There is only one reference I am aware of that describes an island where only female "priestesses" lived where men were intentionally excluded, and I do not believe that this is enough to justify the belief that the genders were segregated. The shrine of Brighid at Kildare was tended by women after conversion but it is difficult to say whether this was true during the pagan period as well, or is only a reflection of the later Christian division of genders. In contrast there are several cases in Irish mythology were female Druids are described training or teaching men, which supports the more likely scenario of a mixed group.
Beyond that, it appears to have been accepted in general in Celtic cultures that there were Druidesses historically. As McNeill says, "Among the Celts, women seem all along to have exercised certain priestly functions." (McNeill, ) This is logical, as Celtic women had more rights than their Roman and Greek counterparts being able to rule - we see this with both Cartimandua and Boudicca for example - and fight alongside the men, a practice with appalled the classical commentators.

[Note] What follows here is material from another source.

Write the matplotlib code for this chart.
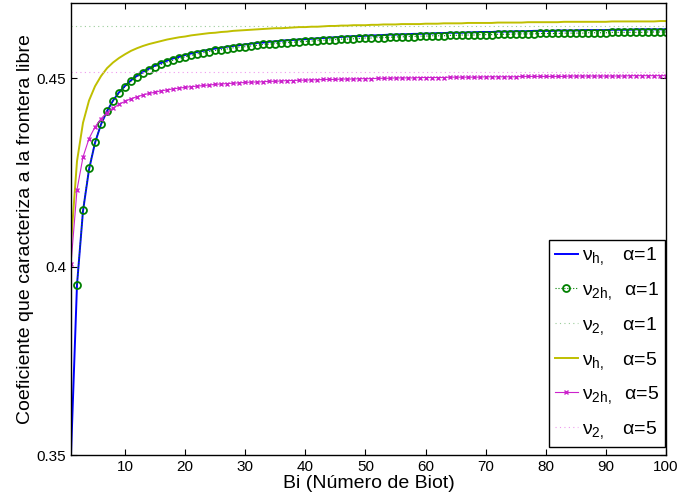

Taking all of this together I feel that the existence of female Druids historically is a sound conclusion. Although we may never know exactly what place the female Druids had within the larger Druidic community and Celtic culture they seem to have been especially associated with Seership, and could have achieved high rank, if Gaine a "chief Druid" is any example. For modern female Druids we can be confident that our own practice is as firmly rooted in historic Druidism as the practices of our modern male counterparts, for what that is worth, and that we have as much right to a place on the spiritual path of the Druid as anyone else.